Twist-angle transferable continuum model and second flat Chern band in twisted MoTe2 and WSe2

TL;DR

This paper introduces a transferable continuum model for twisted TMD bilayers that accurately predicts electronic properties across various twist angles and reveals a second flat Chern band near 2 degrees, aiding the design of novel electronic phases.

Contribution

The authors develop a twist-angle transferable continuum model for tTMD homobilayers, incorporating DFT data and machine learning, enabling efficient exploration of electronic phases without extensive calculations.

Findings

Model accurately reproduces DFT band structures across twist angles.

A second flat Chern band appears near 2 degrees.

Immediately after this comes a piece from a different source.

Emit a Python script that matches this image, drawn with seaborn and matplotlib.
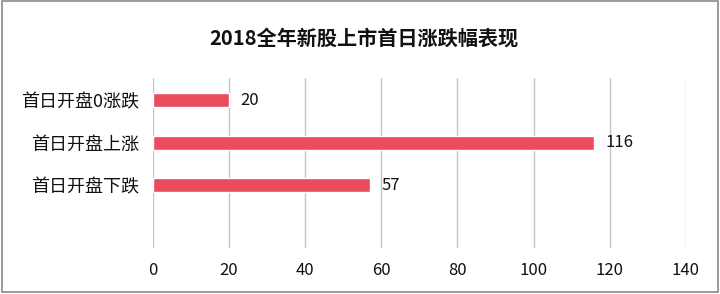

Model facilitates engineering of electronic phases in moiré TMDs.

Abstract

We develop a twist-angle transferable continuum model for twisted transition metal dichalcogenide (tTMD) homobilayers, using tMoTe2 and tWSe2 as examples. All model parameters are extracted from density functional theory (DFT) calculations at a single twist angle (3.89{\deg}) and monolayer data. Our model captures both lattice relaxation effects and the long-range behavior of piezoelectric and ferroelectric potentials. Leveraging lattice relaxations obtained via machine learning force fields (MLFFs), the model can be efficiently transferred to other twist angles without requiring additional DFT calculations. It accurately reproduces the DFT band dispersions and quantum geometries across a wide range of twist angles. Furthermore, our model reveals that a second flat Chern band arises near 2{\deg} when the interlayer potential difference becomes comparable to the interlayer tunneling. This continuum model provides a clear understanding and starting point for engineering novel electronic phases in moir\'e TMDs through twist angles and lattice relaxations.